▶ **What is required**:
Produce an exact copy of all the data below, dropping every image.

▶ **Provided material**:

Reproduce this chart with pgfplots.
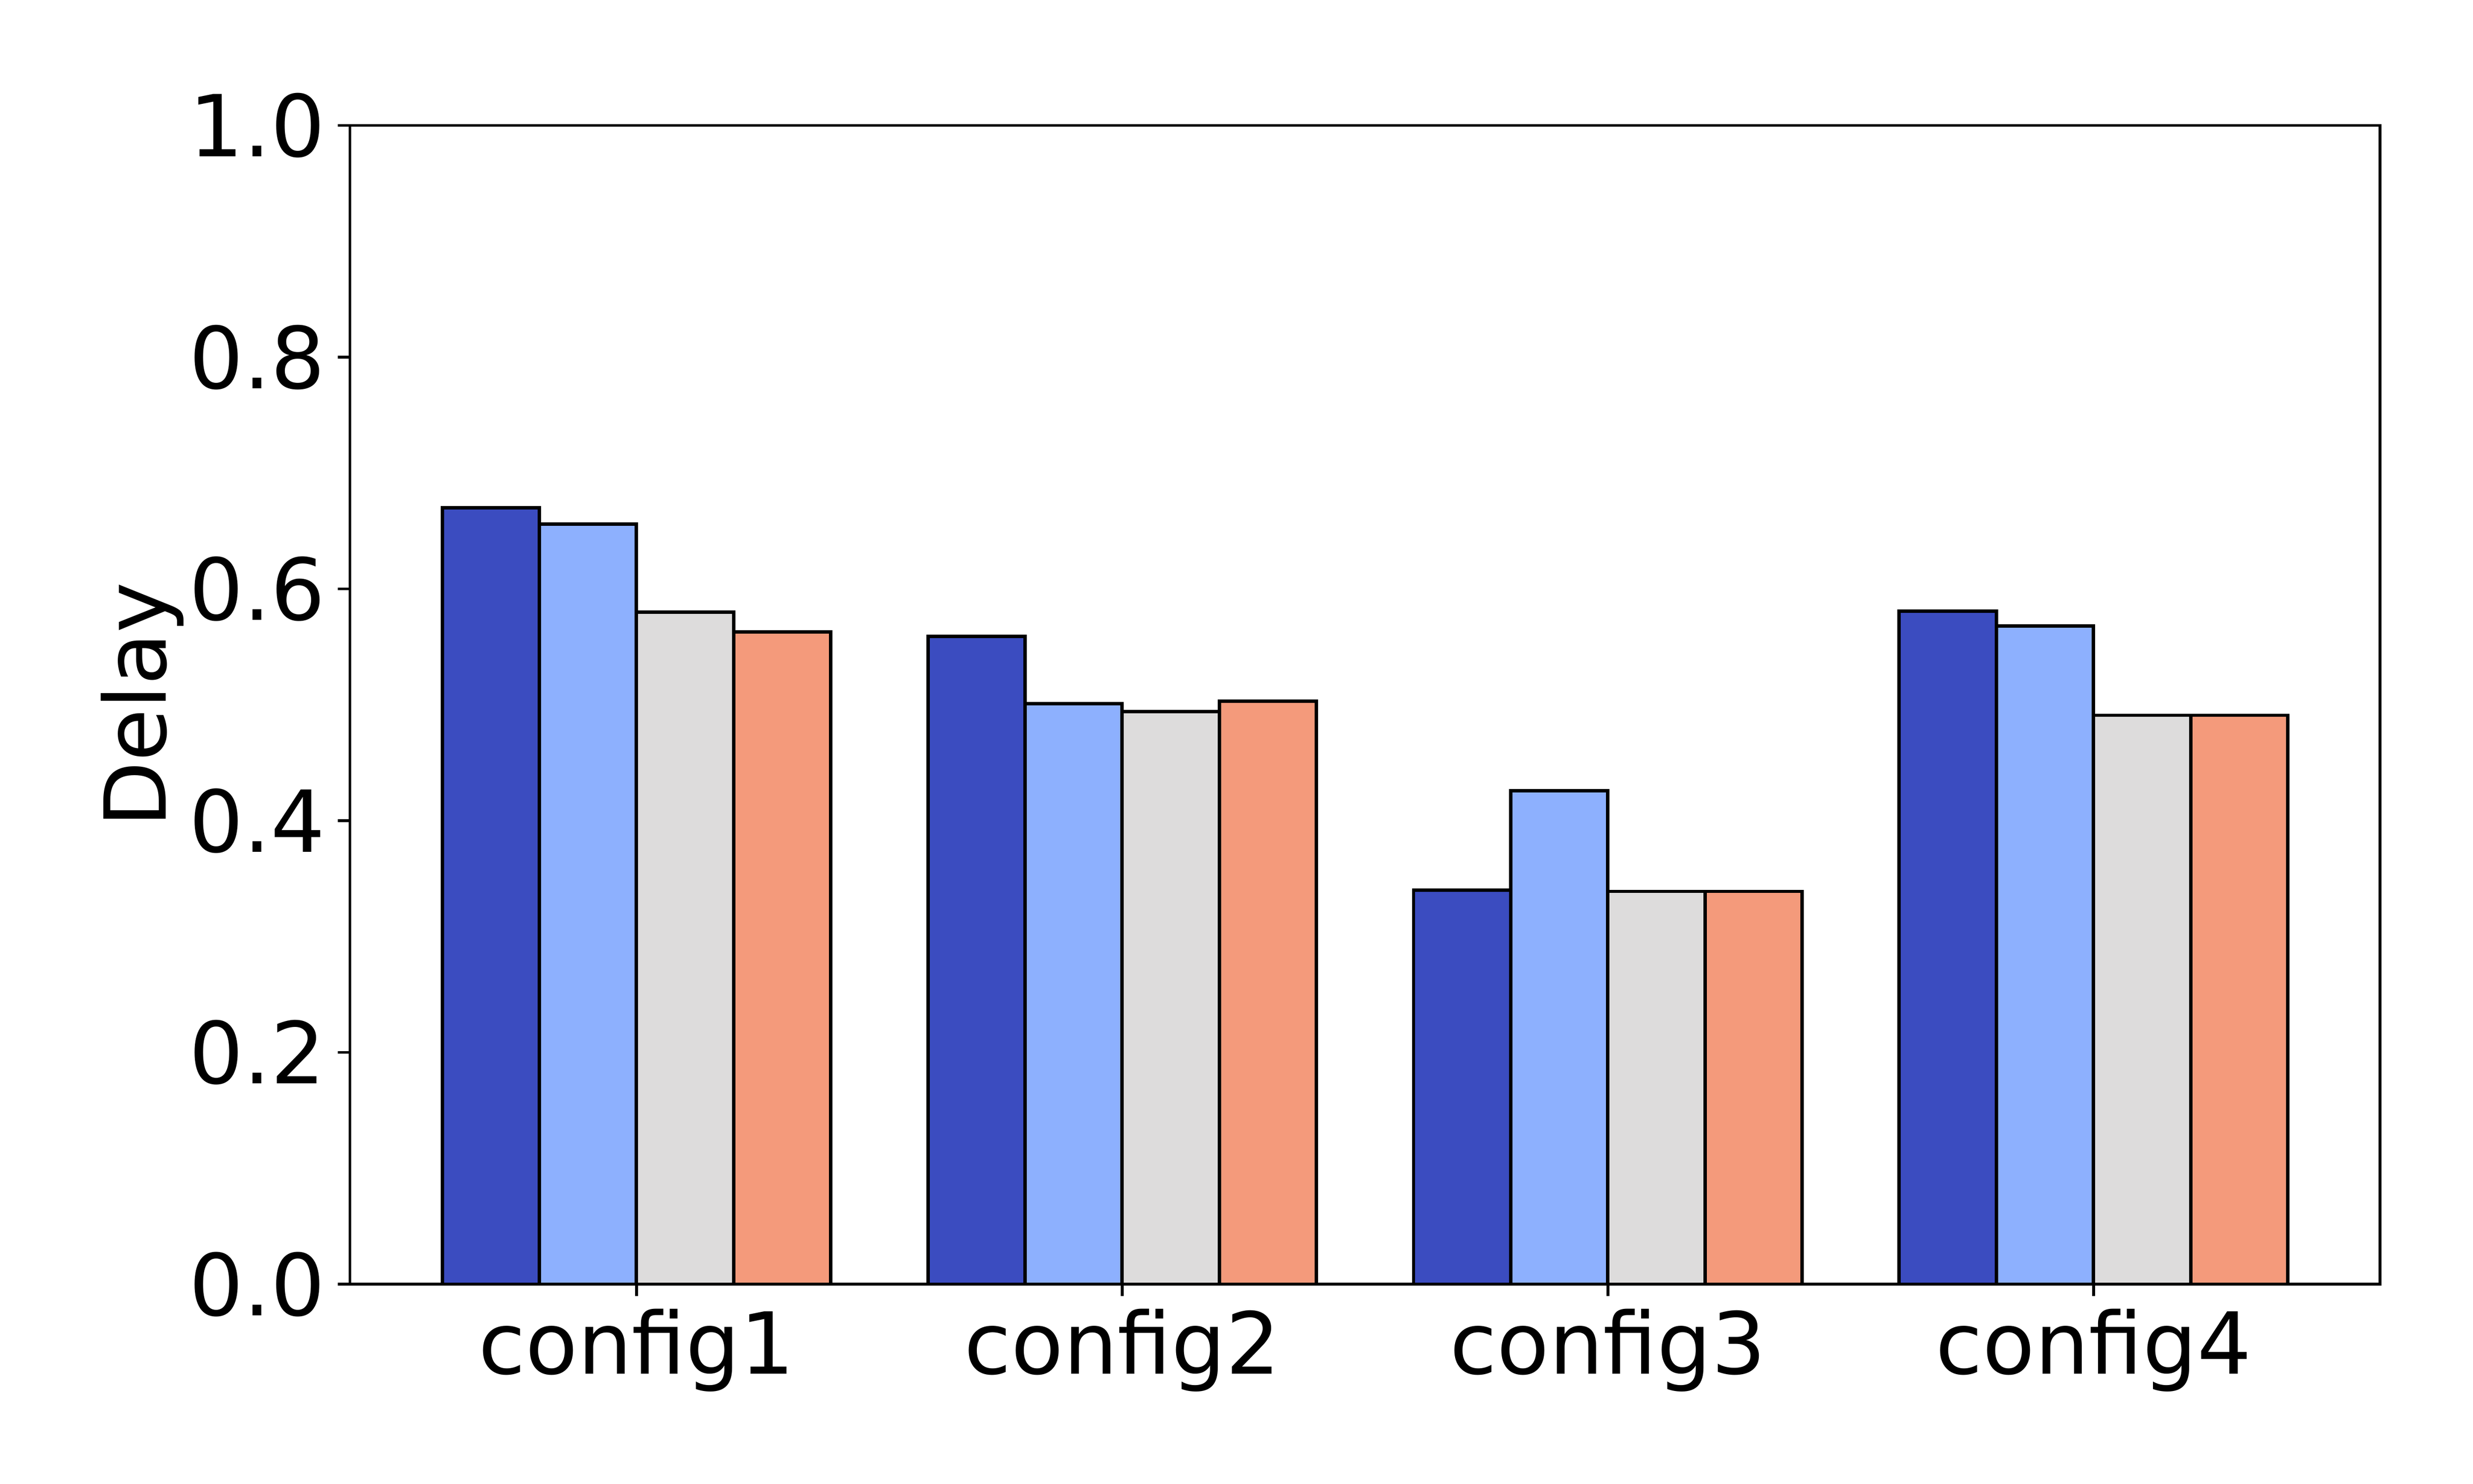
\documentclass[border=0pt]{standalone}
\usepackage{fontspec}
\setmainfont{DejaVu Sans}
\usepackage{pgfplots}
\pgfplotsset{compat=1.18}
\definecolor{cA}{HTML}{3B4CC0}
\definecolor{cB}{HTML}{8DB0FE}
\definecolor{cC}{HTML}{DDDCDC}
\definecolor{cD}{HTML}{F49A7B}
\begin{document}
\begin{tikzpicture}
\path[use as bounding box] (0,0) rectangle (722.7pt,433.62pt);
\begin{axis}[
  at={(102.27pt,58.38pt)}, anchor=south west,
  scale only axis, width=593.26pt, height=338.57pt,
  xmin=-0.59, xmax=3.59, ymin=0, ymax=1,
  ybar, bar width=0.2,
  xtick={0,1,2,3}, xticklabels={config1,config2,config3,config4},
  ytick={0,0.2,0.4,0.6,0.8,1.0},
  tick align=outside, tick pos=left, major tick length=3.5pt,
  every tick/.style={black, line width=0.8pt},
  axis line style={line width=0.8pt},
  /pgf/number format/assume math mode=true,
  yticklabel style={/pgf/number format/fixed, /pgf/number format/fixed zerofill, /pgf/number format/precision=1},
  tick label style={font=\fontsize{25}{30}\selectfont, inner sep=0pt},
  xticklabel style={anchor=north, yshift=-3.5pt},
  yticklabel style={anchor=east, xshift=-3.5pt},
  ylabel={Delay},
  every axis y label/.style={at={(axis description cs:-0.0907,0.5)}, rotate=90, anchor=base, inner sep=0pt, font=\fontsize{25}{30}\selectfont},
]
\addplot[bar shift=-0.3, fill=cA, draw=black, line width=1pt] coordinates {(0,0.670) (1,0.559) (2,0.340) (3,0.581)};
\addplot[bar shift=-0.1, fill=cB, draw=black, line width=1pt] coordinates {(0,0.656) (1,0.501) (2,0.426) (3,0.568)};
\addplot[bar shift=0.1, fill=cC, draw=black, line width=1pt] coordinates {(0,0.580) (1,0.494) (2,0.339) (3,0.491)};
\addplot[bar shift=0.3, fill=cD, draw=black, line width=1pt] coordinates {(0,0.563) (1,0.503) (2,0.339) (3,0.491)};
\end{axis}
\end{tikzpicture}
\end{document}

▶ **Reply**:
Reproduce this chart with pgfplots.
\documentclass[border=0pt]{standalone}
\usepackage{fontspec}
\setmainfont{DejaVu Sans}
\usepackage{pgfplots}
\pgfplotsset{compat=1.18}
\definecolor{cA}{HTML}{3B4CC0}
\definecolor{cB}{HTML}{8DB0FE}
\definecolor{cC}{HTML}{DDDCDC}
\definecolor{cD}{HTML}{F49A7B}
\begin{document}
\begin{tikzpicture}
\path[use as bounding box] (0,0) rectangle (722.7pt,433.62pt);
\begin{axis}[
  at={(102.27pt,58.38pt)}, anchor=south west,
  scale only axis, width=593.26pt, height=338.57pt,
  xmin=-0.59, xmax=3.59, ymin=0, ymax=1,
  ybar, bar width=0.2,
  xtick={0,1,2,3}, xticklabels={config1,config2,config3,config4},
  ytick={0,0.2,0.4,0.6,0.8,1.0},
  tick align=outside, tick pos=left, major tick length=3.5pt,
  every tick/.style={black, line width=0.8pt},
  axis line style={line width=0.8pt},
  /pgf/number format/assume math mode=true,
  yticklabel style={/pgf/number format/fixed, /pgf/number format/fixed zerofill, /pgf/number format/precision=1},
  tick label style={font=\fontsize{25}{30}\selectfont, inner sep=0pt},
  xticklabel style={anchor=north, yshift=-3.5pt},
  yticklabel style={anchor=east, xshift=-3.5pt},
  ylabel={Delay},
  every axis y label/.style={at={(axis description cs:-0.0907,0.5)}, rotate=90, anchor=base, inner sep=0pt, font=\fontsize{25}{30}\selectfont},
]
\addplot[bar shift=-0.3, fill=cA, draw=black, line width=1pt] coordinates {(0,0.670) (1,0.559) (2,0.340) (3,0.581)};
\addplot[bar shift=-0.1, fill=cB, draw=black, line width=1pt] coordinates {(0,0.656) (1,0.501) (2,0.426) (3,0.568)};
\addplot[bar shift=0.1, fill=cC, draw=black, line width=1pt] coordinates {(0,0.580) (1,0.494) (2,0.339) (3,0.491)};
\addplot[bar shift=0.3, fill=cD, draw=black, line width=1pt] coordinates {(0,0.563) (1,0.503) (2,0.339) (3,0.491)};
\end{axis}
\end{tikzpicture}
\end{document}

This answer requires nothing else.